The problem was not resistance. It was sequencing.

Strong change leaders understand that transformation is not a test of how many initiatives the organization can survive at once. It is a test of pacing—what must change now, what can wait, and what the business has the managerial bandwidth to absorb without degrading execution. That is why change management is less about launch energy than about load management.

Organizations with leaders who take decisive actions and commit to them are 4.2 times more likely to be healthy (McKinsey, 2024)

Commitment matters here because half-decisions are exhausting. Teams can carry a hard change. What wears them down is reversal, overlap, and the constant reopening of choices that were supposedly settled.

Adoption Is the Real Leadership Outcome

Many transformation programs still treat adoption as a downstream implementation metric. That is too late. If people do not understand what is changing, why it is sequenced this way, and which old behaviors are no longer required, leaders have not completed the job. They have only announced it.

This is why SHRM’s finding matters beyond HR priorities (SHRM, 2025). Manager quality determines whether change gets translated into workable routines or into daily friction. The strongest leaders protect organizational stamina by narrowing the number of active priorities, holding the line on decisions already made, and watching for fatigue as closely as they watch milestones.

Momentum is fragile.
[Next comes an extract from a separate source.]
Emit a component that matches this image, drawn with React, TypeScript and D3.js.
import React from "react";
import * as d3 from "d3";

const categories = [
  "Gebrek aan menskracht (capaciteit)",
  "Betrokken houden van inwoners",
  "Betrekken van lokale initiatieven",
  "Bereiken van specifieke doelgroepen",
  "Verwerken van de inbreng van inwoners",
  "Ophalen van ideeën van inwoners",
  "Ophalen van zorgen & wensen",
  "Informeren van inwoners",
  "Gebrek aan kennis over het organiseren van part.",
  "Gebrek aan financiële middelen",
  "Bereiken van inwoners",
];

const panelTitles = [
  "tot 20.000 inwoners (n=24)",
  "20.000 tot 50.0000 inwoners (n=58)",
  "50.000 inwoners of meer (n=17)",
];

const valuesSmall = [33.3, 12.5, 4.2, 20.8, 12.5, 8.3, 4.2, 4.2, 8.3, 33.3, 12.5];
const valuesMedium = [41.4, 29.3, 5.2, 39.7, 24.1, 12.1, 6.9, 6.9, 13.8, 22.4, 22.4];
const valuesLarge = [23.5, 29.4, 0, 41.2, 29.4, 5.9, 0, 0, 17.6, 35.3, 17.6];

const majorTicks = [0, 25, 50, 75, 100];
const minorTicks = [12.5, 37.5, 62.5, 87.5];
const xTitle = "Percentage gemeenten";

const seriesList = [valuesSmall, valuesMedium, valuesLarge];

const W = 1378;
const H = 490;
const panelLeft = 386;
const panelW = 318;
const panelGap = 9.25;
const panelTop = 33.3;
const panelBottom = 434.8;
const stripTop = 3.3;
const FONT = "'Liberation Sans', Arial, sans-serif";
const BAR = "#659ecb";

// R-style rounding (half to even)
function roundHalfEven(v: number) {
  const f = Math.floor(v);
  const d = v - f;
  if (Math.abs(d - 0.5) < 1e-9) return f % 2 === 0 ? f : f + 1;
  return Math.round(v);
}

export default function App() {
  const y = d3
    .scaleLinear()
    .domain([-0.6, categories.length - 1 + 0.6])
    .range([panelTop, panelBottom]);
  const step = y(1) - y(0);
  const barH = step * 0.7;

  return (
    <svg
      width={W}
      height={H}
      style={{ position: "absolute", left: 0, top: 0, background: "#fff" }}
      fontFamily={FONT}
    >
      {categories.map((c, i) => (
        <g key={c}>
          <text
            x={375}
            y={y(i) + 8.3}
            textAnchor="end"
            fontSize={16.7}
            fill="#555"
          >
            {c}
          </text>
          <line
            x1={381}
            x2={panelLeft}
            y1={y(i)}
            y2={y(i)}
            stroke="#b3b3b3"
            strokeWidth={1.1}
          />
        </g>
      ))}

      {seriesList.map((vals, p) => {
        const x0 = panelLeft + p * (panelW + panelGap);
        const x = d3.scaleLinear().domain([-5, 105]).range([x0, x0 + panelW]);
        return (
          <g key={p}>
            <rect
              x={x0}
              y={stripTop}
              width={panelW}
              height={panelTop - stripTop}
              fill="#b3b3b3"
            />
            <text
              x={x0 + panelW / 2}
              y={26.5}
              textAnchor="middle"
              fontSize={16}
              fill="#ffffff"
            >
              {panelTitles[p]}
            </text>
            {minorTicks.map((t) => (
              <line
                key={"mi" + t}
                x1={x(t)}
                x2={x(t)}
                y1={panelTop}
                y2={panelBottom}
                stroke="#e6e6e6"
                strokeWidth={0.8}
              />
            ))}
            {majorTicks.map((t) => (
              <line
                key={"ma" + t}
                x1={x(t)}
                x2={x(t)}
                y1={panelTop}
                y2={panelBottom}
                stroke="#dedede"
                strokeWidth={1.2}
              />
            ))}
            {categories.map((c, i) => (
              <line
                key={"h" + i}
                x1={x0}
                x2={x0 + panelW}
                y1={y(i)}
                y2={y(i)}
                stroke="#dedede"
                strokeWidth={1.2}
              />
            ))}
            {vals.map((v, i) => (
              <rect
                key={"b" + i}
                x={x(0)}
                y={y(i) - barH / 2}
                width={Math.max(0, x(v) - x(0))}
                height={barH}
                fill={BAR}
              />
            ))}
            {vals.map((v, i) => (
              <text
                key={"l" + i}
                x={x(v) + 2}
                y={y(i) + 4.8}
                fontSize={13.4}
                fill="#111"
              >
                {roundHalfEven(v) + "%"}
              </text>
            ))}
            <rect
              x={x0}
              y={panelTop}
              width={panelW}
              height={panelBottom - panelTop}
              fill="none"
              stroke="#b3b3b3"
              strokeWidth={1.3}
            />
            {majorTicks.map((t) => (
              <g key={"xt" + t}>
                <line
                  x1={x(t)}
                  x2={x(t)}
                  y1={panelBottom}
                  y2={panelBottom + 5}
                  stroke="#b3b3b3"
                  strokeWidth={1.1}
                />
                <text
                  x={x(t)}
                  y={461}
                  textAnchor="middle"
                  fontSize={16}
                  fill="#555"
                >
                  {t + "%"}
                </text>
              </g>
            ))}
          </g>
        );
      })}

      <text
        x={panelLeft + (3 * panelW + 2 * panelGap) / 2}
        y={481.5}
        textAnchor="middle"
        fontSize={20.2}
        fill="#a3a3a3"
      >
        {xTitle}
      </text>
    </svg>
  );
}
Exhaustion spreads faster.

And once leaders see that clarity, pacing, and commitment are inseparable, a final question remains: how do you reduce confusion decisively—without pretending the future has become predictable?
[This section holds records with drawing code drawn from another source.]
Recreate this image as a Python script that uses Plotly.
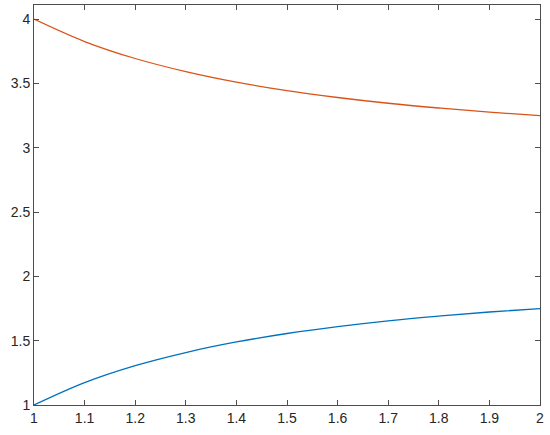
import plotly.graph_objects as go

# values
x_vals = [1.0, 1.1, 1.2, 1.3, 1.4, 1.5, 1.6, 1.7, 1.8, 1.9, 2.0]
lower = [1.0, 1.174, 1.306, 1.408, 1.490, 1.556, 1.609, 1.654, 1.691, 1.723, 1.75]
upper = [4.0, 3.826, 3.694, 3.592, 3.510, 3.444, 3.391, 3.346, 3.309, 3.277, 3.25]

x_ticks = [1.0, 1.1, 1.2, 1.3, 1.4, 1.5, 1.6, 1.7, 1.8, 1.9, 2.0]
x_tick_text = ["1", "1.1", "1.2", "1.3", "1.4", "1.5", "1.6", "1.7", "1.8", "1.9", "2"]
y_ticks = [1, 1.5, 2, 2.5, 3, 3.5, 4]
y_tick_text = ["1", "1.5", "2", "2.5", "3", "3.5", "4"]

fig = go.Figure()
fig.add_trace(go.Scatter(x=x_vals, y=lower, mode="lines", line_shape="spline",
                         line=dict(color="#0072BD", width=1.3)))
fig.add_trace(go.Scatter(x=x_vals, y=upper, mode="lines", line_shape="spline",
                         line=dict(color="#D95319", width=1.3)))

axis_style = dict(showgrid=False, zeroline=False, showline=True, mirror="ticks",
                  linecolor="#4d4d4d", linewidth=1, ticks="inside", ticklen=5,
                  tickcolor="#4d4d4d",
                  tickfont=dict(family="Liberation Sans", size=14, color="#262626"))

fig.update_xaxes(range=[1, 2], tickvals=x_ticks, ticktext=x_tick_text, **axis_style)
fig.update_yaxes(range=[1, 4.11], tickvals=y_ticks, ticktext=y_tick_text, **axis_style)

fig.update_layout(width=550, height=435, showlegend=False,
                  plot_bgcolor="white", paper_bgcolor="white",
                  margin=dict(l=34, r=10, t=5, b=30))

# drop the browser's default body margin so the figure fills the window
fig.write_html("out.html", config={"displayModeBar": False},
               post_script="document.body.style.margin='0';")
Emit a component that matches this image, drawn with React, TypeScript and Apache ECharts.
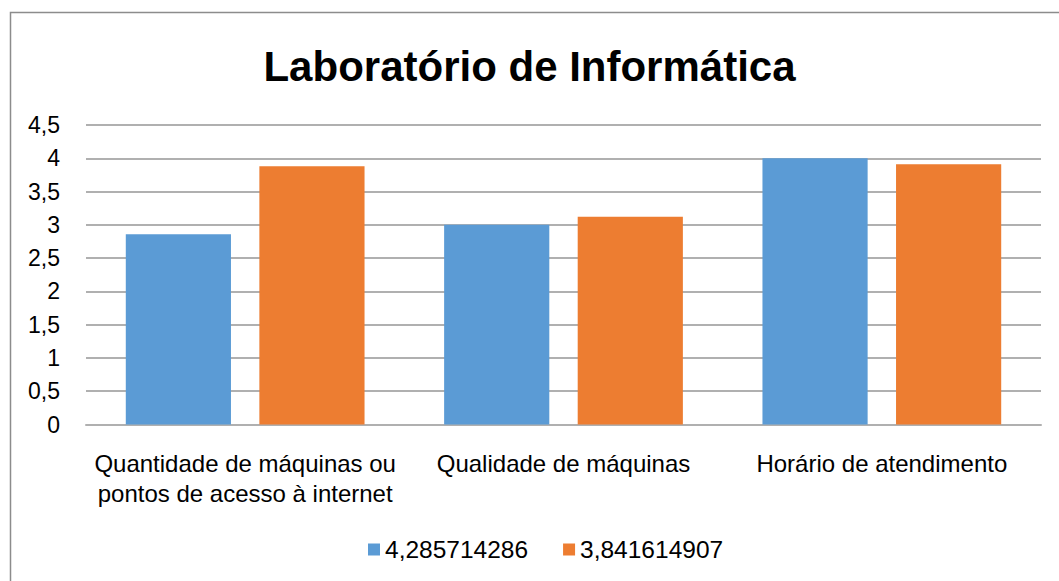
import React, { useEffect, useRef } from "react";
import * as echarts from "echarts";

const categories = [
  "Quantidade de máquinas ou\npontos de acesso à internet",
  "Qualidade de máquinas",
  "Horário de atendimento",
];
const seriesNames = ["4,285714286", "3,841614907"];
const seriesA = [2.857, 3.0, 4.0];
const seriesB = [3.88, 3.12, 3.91];
const title = "Laboratório de Informática";

export default function App() {
  const ref = useRef<HTMLDivElement>(null);
  useEffect(() => {
    if (!ref.current) return;
    const chart = echarts.init(ref.current, undefined, { renderer: "svg" });
    const font = "'Liberation Sans', Arial, sans-serif";
    chart.setOption({
      animation: false,
      backgroundColor: "#ffffff",
      textStyle: { fontFamily: font },
      title: {
        text: title,
        left: "center",
        top: 40,
        textStyle: { fontSize: 42, fontWeight: "bold", color: "#000", fontFamily: font },
      },
      legend: {
        left: 368,
        top: 537,
        padding: 0,
        itemWidth: 12,
        itemHeight: 12,
        itemGap: 35,
        icon: "rect",
        textStyle: { fontSize: 24.5, color: "#000", fontFamily: font },
        data: seriesNames,
      },
      graphic: [
        {
          type: "rect",
          shape: { x: 10.5, y: 12.5, width: 1200, height: 1000 },
          style: { fill: "none", stroke: "#8c8c8c", lineWidth: 1.5 },
          silent: true,
        },
      ],
      grid: { left: 86, right: 18, top: 125, bottom: 156.5 },
      xAxis: {
        type: "category",
        data: categories,
        axisTick: { show: false },
        axisLine: { lineStyle: { color: "#b0b0b0", width: 2 } },
        axisLabel: {
          interval: 0,
          fontSize: 24,
          color: "#000",
          lineHeight: 30,
          margin: 24,
          fontFamily: font,
        },
      },
      yAxis: {
        type: "value",
        min: 0,
        max: 4.5,
        interval: 0.5,
        axisLine: { show: false },
        axisTick: { show: false },
        splitLine: { lineStyle: { color: "#b0b0b0", width: 2 } },
        axisLabel: {
          fontSize: 23,
          color: "#000",
          margin: 26,
          fontFamily: font,
          formatter: (v: number) => String(v).replace(".", ","),
        },
      },
      series: [
        {
          name: seriesNames[0],
          type: "bar",
          data: seriesA,
          itemStyle: { color: "#5B9BD5" },
          barGap: "27%",
          barCategoryGap: "25%",
        },
        {
          name: seriesNames[1],
          type: "bar",
          data: seriesB,
          itemStyle: { color: "#ED7D31" },
          barGap: "27%",
          barCategoryGap: "25%",
        },
      ],
    });
    return () => chart.dispose();
  }, []);
  return (
    <div
      ref={ref}
      style={{ position: "absolute", left: 0, top: 0, width: 1059, height: 581 }}
    />
  );
}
The Strongest Strategic Leaders Reduce Confusion Without Pretending Certainty

Bad strategy in complexity rarely fails quietly. It shows up in delayed deals, frayed trust, and strong people deciding they are done translating mixed signals for one more quarter.

When the environment keeps changing, durable strategic leadership does not look like confidence theater. It looks like disciplined judgment — seeing the system clearly enough to act, without flattening it into a story so simple that the organization loses room to adapt.

Clarity Is Not the Same as Certainty

In an enterprise technology company during a market shift, the executive team cut spending in one division while pushing aggressive growth targets in another. The message sounded decisive. A month later, product leaders were slowing hiring, sales leaders were discounting to protect pipeline, and customer teams were escalating exceptions because no one could tell which trade-off actually governed the business. The problem was not ambiguity in the market. It was confusion inside the firm.

The strongest leaders reduce that confusion by naming what is true now, what is being watched closely, and what would cause a decision to change. That is a harder discipline than projecting certainty. It requires leaders to hold a line and keep it permeable.

This is where judgment matters most. Not as instinct. As a repeatable executive practice of interpreting signals, choosing with intent, and revisiting assumptions without making the organization feel whipsawed.

Companies that improved organizational health saw higher EBITDA after one year (McKinsey, 2024)

That finding matters because health is not an abstract culture score. In practice, it reflects whether people can understand priorities, trust decisions, and keep moving when conditions shift.

One Operating Rhythm, Not Three Separate Jobs

Weak leadership teams split the work into separate buckets: foresight at the offsite, alignment at the town hall, execution in the operating review. Strong teams connect them into one operating rhythm.

They scan for change, translate implications quickly, and turn choices into usable direction. Then they watch what execution is teaching them. That loop is the work.

This is the real advantage in complexity. Not prediction. Not perfect plans. The ability to keep making better decisions as reality keeps moving.

If you are leading through competing priorities now, the honest test is simple: does your organization need repeated interpretation before it can act — or can people make sound decisions from the same logic? Your next step may be less about adding strategy and more about removing confusion.